Le recours avait été déposé dans un contexte politique très sensible au regard des engagements pris par le président de la République, visant la fermeture du site de Fessenheim . Il avait été complété d’une demande de suspension des mesures litigieuses, rejetée par une ordonnance du 12 avril 2013

Les travaux autorisés par l’Autorité de sûreté nucléaire sur le site de Fessenheim consistaient à « épaissir le radier du puits de cuve et à permettre, en cas d'accident grave avec percement de la cuve, un étalement du corium sur le radier du réacteur dans une zone de collecte, également épaissie ». Il appartenait au Conseil d’Etat de décider si ces travaux devaient être qualifiés de « modification notable d’une installation nucléaire de base », nécessitant ainsi l’octroi d’une nouvelle autorisation.

Dans l’ordonnance précitée du 20 avril 2013, le juge des référés du Conseil d’Etat avait estimé qu’il n’apparaissait pas « au vu des indications fournies tant dans le cadre de la procédure écrite que lors de l’audience de référé, que les travaux prescrits par les décisions litigieuses pourraient être regardés comme constituant une modification notable de l’installation (…) ». Dans le cadre d’une procédure de référé, le raisonnement du juge restait particulièrement laconique. Dans la décision commentée, le Conseil d’Etat a confirmé cette première décision. Il a relevé que les travaux en cause « doivent permettre de multiplier par plus de trois la durée minimale de percement du radier en cas d'accident grave avec percement de la cuve, sans porter atteinte, contrairement à ce qui est soutenu, à l'intégrité de l'enceinte de confinement, laquelle est au nombre des éléments essentiels de l'installation mentionnés par le décret du 3 février 1972 ». Il en a conclu que « par suite, eu égard à leur nature et à leur ampleur, les travaux visant à renforcer la résistance du radier de la centrale ne sauraient être regardés comme une modification notable d'une installation nucléaire de base au sens des dispositions du 3° du I de l'article L. 593-1 du code de l'environnement et du 2° de l'article 31 du décret du 2 novembre 2007 ».
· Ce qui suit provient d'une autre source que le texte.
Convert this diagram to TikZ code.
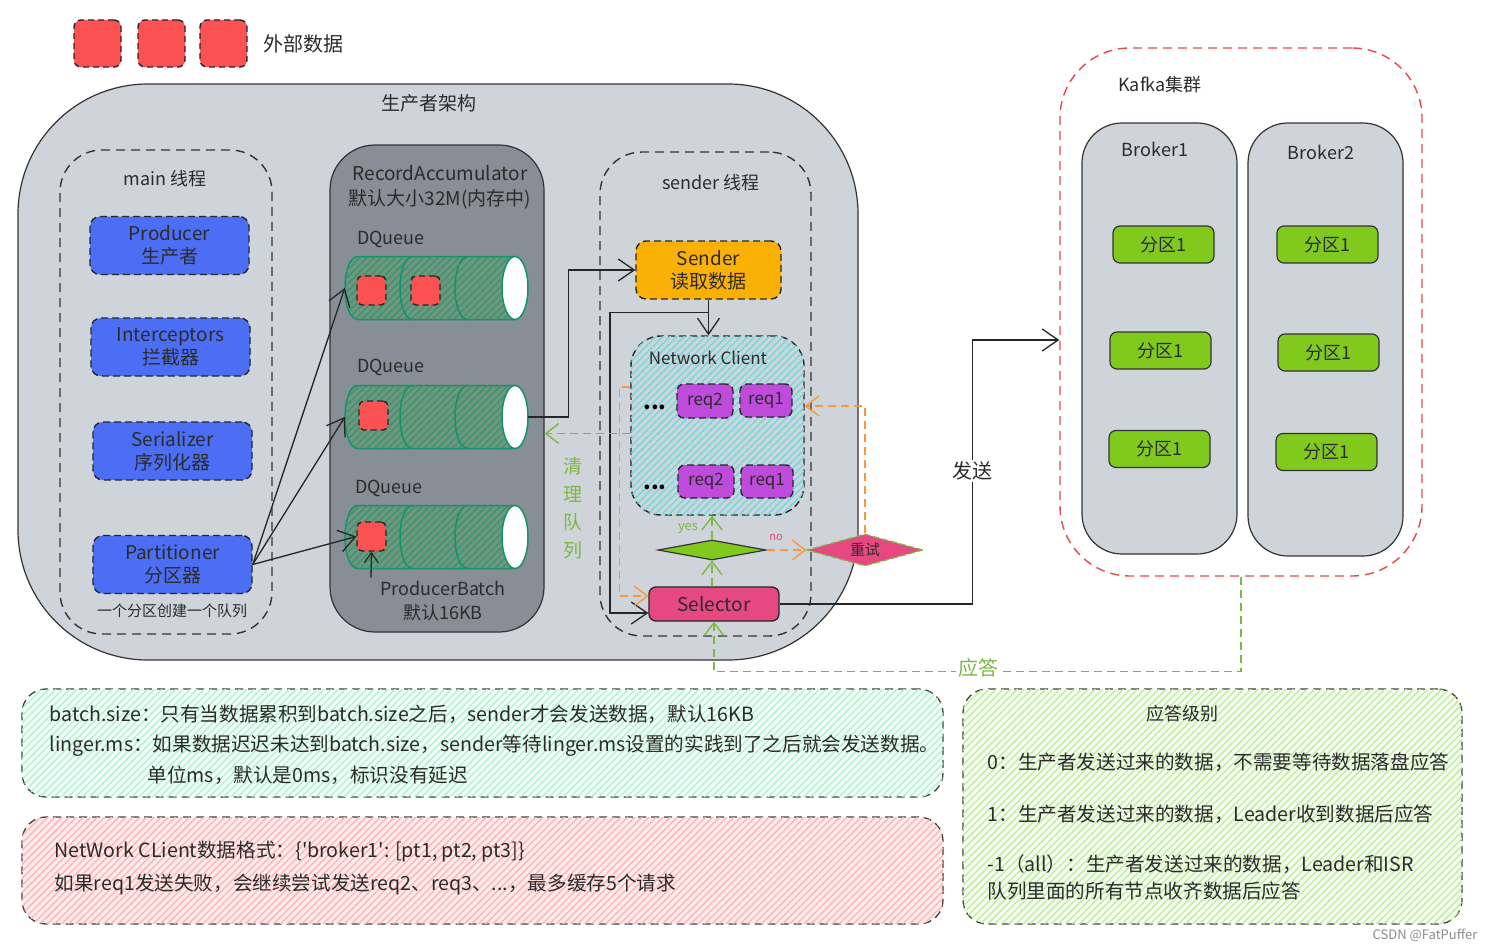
\documentclass[tikz,border=0pt]{standalone}
\usepackage{fontspec}
\setmainfont{Noto Sans CJK SC}[Ligatures=TeXOff]
\usetikzlibrary{arrows.meta,shapes.geometric,patterns.meta}

\definecolor{datared}{HTML}{FA5252}
\definecolor{compblue}{HTML}{4C6EF5}
\definecolor{outergray}{HTML}{CED4DA}
\definecolor{accgray}{HTML}{878E96}
\definecolor{cylfill}{HTML}{6F977E}
\definecolor{cylline}{HTML}{12936A}
\definecolor{sendorange}{HTML}{FAB005}
\definecolor{reqpurple}{HTML}{BE4BDB}
\definecolor{selpink}{HTML}{E64980}
\definecolor{partgreen}{HTML}{82C91E}
\definecolor{linkgreen}{HTML}{7DB843}
\definecolor{linkorange}{HTML}{F7993A}
\definecolor{kafkared}{HTML}{E5484D}
\definecolor{txt}{HTML}{2B2B2B}

\newcommand{\fsz}[2]{\fontsize{#1}{#2}\selectfont}

\begin{document}
\begin{tikzpicture}[x=1pt,y=-1pt,
  every node/.style={font=\fsz{18}{22}, text=txt},
  sq/.style={draw=black!85, dash pattern=on 6pt off 4pt, line width=1.4pt, fill=datared, rounded corners=7pt, minimum size=47pt, inner sep=0},
  batch/.style={sq, minimum size=29pt, rounded corners=5pt},
  frame/.style={draw=black!80, line width=1.2pt, rounded corners=#1, inner sep=0},
  thread/.style={draw=black!80, dash pattern=on 9pt off 6pt, line width=1.4pt, rounded corners=42pt, inner sep=0},
  comp/.style={draw=black!85, dash pattern=on 7pt off 4pt, line width=1.4pt, rounded corners=10pt, align=center, inner sep=0, font=\fsz{19}{23}},
  req/.style={comp, fill=reqpurple, rounded corners=7pt, font=\fsz{17}{20}},
  part/.style={draw=black!80, line width=1.2pt, fill=partgreen, rounded corners=7pt, minimum width=101pt, minimum height=37pt, inner sep=0},
  stripes/.style={postaction={pattern={Lines[angle=45,distance=5pt,line width=1.3pt]}, pattern color=#1}},
  note/.style={draw=black!75, dash pattern=on 8pt off 5pt, line width=1.3pt, rounded corners=24pt, inner sep=0},
  notetxt/.style={anchor=west, font=\fsz{19.6}{24}},
  arr/.style={draw=black!85, line width=1.3pt, -{Straight Barb[length=16pt,width=22pt,line width=1.3pt]}},
  garr/.style={draw=linkgreen, line width=1.4pt, dash pattern=on 8pt off 5pt, -{Straight Barb[length=13pt,width=20pt,line width=1.4pt]}},
  oarr/.style={draw=linkorange, line width=1.4pt, dash pattern=on 8pt off 5pt, -{Straight Barb[length=13pt,width=20pt,line width=1.4pt]}},
]
\useasboundingbox (0,0) rectangle (1497,950);

% legend
\foreach \n/\x in {d1/97.5,d2/161.5,d3/223.5}
  \node[sq] (\n) at (\x,43.5) {};
\node[font=\fsz{20}{24}] (extlbl) at (303,44) {外部数据};

% producer
\node[frame=130pt, fill=outergray, minimum width=840pt, minimum height=576pt] (prod) at (438,372) {};
\node[font=\fsz{19}{23}] (prodlbl) at (429,103) {生产者架构};

% main thread
\node[thread, minimum width=212pt, minimum height=484pt] (mainth) at (166,392) {};
\node (mainlbl) at (165,179) {main 线程};
\foreach \n/\x/\y/\t in {producer/169.5/245.5/{Producer\\生产者},
    interceptors/170.5/347/{Interceptors\\拦截器},
    serializer/172.5/451/{Serializer\\序列化器},
    partitioner/172.5/564.5/{Partitioner\\分区器}}
  \node[comp, fill=compblue, minimum width=159pt, minimum height=58pt] (\n) at (\x,\y) {\t};
\node[font=\fsz{15}{18}] (qnote) at (172,611) {一个分区创建一个队列};

% record accumulator
\node[frame=45pt, fill=accgray, minimum width=214pt, minimum height=487pt] (accum) at (437,388.5) {};
\node[align=center, font=\fsz{19}{25}] (acclbl) at (440,187) {RecordAccumulator\\默认大小32M(内存中)};
\foreach \i/\c/\lx/\ly in {1/288/391/239,2/417/391/367,3/537/389/488}{
  \node (dqlbl\i) at (\lx,\ly) {DQueue};
  \node[inner sep=0, minimum width=183pt, minimum height=63pt] (dq\i) at (436.5,\c) {};
  \path[draw=cylline, fill=cylfill, line width=1.5pt, stripes=cylline!60!cylfill]
    (515,\c-31.5) -- (358,\c-31.5) .. controls (340.7,\c-31.5) and (340.7,\c+31.5) .. (358,\c+31.5) -- (515,\c+31.5) -- cycle;
  \foreach \s in {413,468}
    \draw[cylline, line width=1.5pt] (\s,\c-31.5) .. controls (\s-17.3,\c-31.5) and (\s-17.3,\c+31.5) .. (\s,\c+31.5);
  \draw[cylline, line width=1.5pt, fill=white] (515,\c) ellipse [x radius=13, y radius=31.5];
}
\node[batch] (b1a) at (371.5,290.5) {};
\node[batch] (b1b) at (425.5,290.5) {};
\node[batch] (b2a) at (373.5,415.5) {};
\node[batch] (b3a) at (371.5,536.5) {};
\node[align=center, font=\fsz{18}{24}] (pb) at (443,601) {ProducerBatch\\默认16KB};

% sender thread
\node[thread, minimum width=211pt, minimum height=484pt] (sendth) at (705.5,394) {};
\node (sendlbl) at (711,183) {sender 线程};
\node[comp, fill=sendorange, minimum width=145pt, minimum height=58pt] (sender) at (708.5,270) {Sender\\读取数据};
\node[draw=black!85, dash pattern=on 7pt off 4pt, line width=1.4pt, rounded corners=30pt, fill=outergray, stripes=cyan!55!teal!60,
  minimum width=173pt, minimum height=179pt, inner sep=0] (nc) at (717.5,425.5) {};
\node[font=\fsz{17}{20}] (nclbl) at (708,358) {Network Client};
\node[req, minimum width=56pt, minimum height=34pt] (r1a) at (705,401) {req2};
\node[req, minimum width=52pt, minimum height=33pt] (r1b) at (766,400.5) {req1};
\node[req, minimum width=56pt, minimum height=33pt] (r2a) at (706,481.5) {req2};
\node[req, minimum width=52pt, minimum height=33pt] (r2b) at (767,481.5) {req1};
\node[font=\bfseries\fsz{22}{24}, text=black] (dots1) at (655,407) {...};
\node[font=\bfseries\fsz{22}{24}, text=black] (dots2) at (655,487) {...};
\node[diamond, draw=black!80, line width=1.2pt, fill=partgreen, minimum width=108pt, minimum height=20pt, inner sep=0, aspect=5] (dia) at (712,550) {};
\node[font=\fsz{13}{15}, text=linkgreen] (yeslbl) at (688,528) {yes};
\node[draw=black!85, line width=1.3pt, fill=selpink, rounded corners=7pt, minimum width=130pt, minimum height=34pt, inner sep=0, font=\fsz{19}{22}] (sel) at (714,604) {Selector};
\node[diamond, draw=linkgreen, dash pattern=on 6pt off 3pt, line width=1.3pt, fill=selpink, minimum width=116pt, minimum height=32pt, inner sep=0, aspect=3.6, font=\fsz{15}{18}] (retry) at (865,550) {重试};
\node[font=\fsz{11}{13}, text=selpink] (nolbl) at (776,538) {no};

% kafka
\node[draw=kafkared, dash pattern=on 9pt off 6pt, line width=1.4pt, rounded corners=70pt, minimum width=362pt, minimum height=528pt, inner sep=0] (kafka) at (1241,312) {};
\node (kafkalbl) at (1160,85) {Kafka集群};
\node[frame=40pt, fill=outergray, minimum width=155pt, minimum height=431pt] (broker1) at (1159.5,338.5) {};
\node[frame=40pt, fill=outergray, minimum width=155pt, minimum height=433pt] (broker2) at (1325.5,339.5) {};
\node (bk1lbl) at (1155,149) {Broker1};
\node (bk2lbl) at (1321,152) {Broker2};
\foreach \n/\x/\y in {p11/1163.5/244.5,p12/1160.5/350.5,p13/1159.5/449,
                      p21/1327.5/244.5,p22/1328.5/352.5,p23/1326.5/452}
  \node[part] (\n) at (\x,\y) {分区1};

% connectors
\foreach \t in {dq1.west,dq2.west,b3a.west}
  \draw[arr] (partitioner.east) -- (\t);
\draw[arr, -{Straight Barb[length=10pt,width=14pt,line width=1.2pt]}] ([xshift=-72pt]pb.north) -- (b3a.south);
\draw[arr] (dq2.east) -- ++(40,0) |- (sender.west);
\draw[arr] (sender.south) -- (sender.south |- nc.north);
\coordinate (brk) at ([yshift=-13pt]sender.south);
\draw[arr] (brk) -- ++(-98.5,0) |- ([yshift=-9pt]sel.west);
\draw[oarr] ([yshift=38.5pt]nc.west) -- ++(-11,0) |- ([yshift=8pt]sel.west);
\coordinate (clr) at ([yshift=-8pt]nc.west);
\draw[garr] (clr) -- (clr -| accum.east);
\draw[garr] (dia.north) -- (dia.north |- nc.south);
\draw[garr] (sel.north -| dia.south) -- (dia.south);
\draw[oarr] (dia.east) -- (retry.west);
\draw[oarr] (retry.north) |- ([yshift=19.5pt]nc.east);
\draw[arr] (sel.east) -- ++(193,0) |- ([yshift=-28pt]kafka.west);
\draw[garr] (kafka.south) -- ++(0,95) -| (sel.south);
\node[align=center, font=\fsz{19}{28}, text=linkgreen] (clrlbl) at (573,508.5) {清\\理\\队\\列};
\node[fill=white, inner sep=2pt, font=\fsz{20}{24}] (sendtxt) at (972,471) {发送};
\node[fill=white, inner sep=2pt, font=\fsz{20}{24}, text=linkgreen] (acktxt) at (978,668) {应答};

% notes
\node[note, fill=green!8!cyan!6, stripes=teal!35!green!30, minimum width=921pt, minimum height=108pt] (n1) at (482.5,743) {};
\node[notetxt] (n1a) at (46,714) {batch.size：只有当数据累积到batch.size之后，sender才会发送数据，默认16KB};
\node[notetxt] (n1b) at (46,746) {linger.ms：如果数据迟迟未达到batch.size，sender等待linger.ms设置的实践到了之后就会发送数据。};
\node[notetxt] (n1c) at (144,775) {单位ms，默认是0ms，标识没有延迟};
\node[note, fill=red!8, stripes=red!30, minimum width=921pt, minimum height=107pt] (n2) at (482.5,870.5) {};
\node[notetxt] (n2a) at (51,851) {NetWork CLient数据格式：\{'broker1': [pt1, pt2, pt3]\}};
\node[notetxt] (n2b) at (51,884) {如果req1发送失败，会继续尝试发送req2、req3、...，最多缓存5个请求};
\node[note, fill=green!6, stripes=partgreen!45, minimum width=499pt, minimum height=235pt] (n3) at (1212.5,806.5) {};
\node (n3t) at (1182,714) {应答级别};
\node[notetxt] (n3a) at (984,762) {0：生产者发送过来的数据，不需要等待数据落盘应答};
\node[notetxt] (n3b) at (984,814) {1：生产者发送过来的数据，Leader收到数据后应答};
\node[notetxt, font=\fsz{19.6}{27}, align=left] (n3c) at (984,877) {-1（all）：生产者发送过来的数据，Leader和ISR\\队列里面的所有节点收齐数据后应答};
\node[font=\fsz{13}{15}, text=black!45] (csdn) at (1425,935) {CSDN @FatPuffer};
\end{tikzpicture}
\end{document}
On comprend que le point clé du raisonnement tient au fait que les travaux envisagés ne porteraient pas atteinte à l’intégrité de l’enceinte de confinement. Néanmoins, la motivation de l’arrêt demeure relativement pauvre et ne place pas le lecteur en situation de retranscrire le raisonnement juridique du juge, en particulier la façon dont il entend délimiter ce qui constitue réellement une modification notable. Comme avaient pu le relever C. Maugüé et R. Schwartz, à propos de l’article 3-II du décret du 11 décembre 1963, « le contrôle de la plus ou moins grande dangerosité d'une installation est un contrôle malaisé à exercer pour le juge administratif. Dépourvu de toute compétence technique, il ne peut que s'appuyer sur les rapports scientifiques d'experts, souvent contradictoires » . De la même façon, l’appréciation du caractère notable d’une modification est essentiellement technique. Il appartient alors au juge administratif d'être davantage pédagogique dans la formulation de sa décision afin d’en assurer la lisibilité. A défaut, il paraît bien délicat de saisir la réalité comme le degré du contrôle effectué dans de tels domaines et face à des notions aussi vagues que celle de « modification notable ».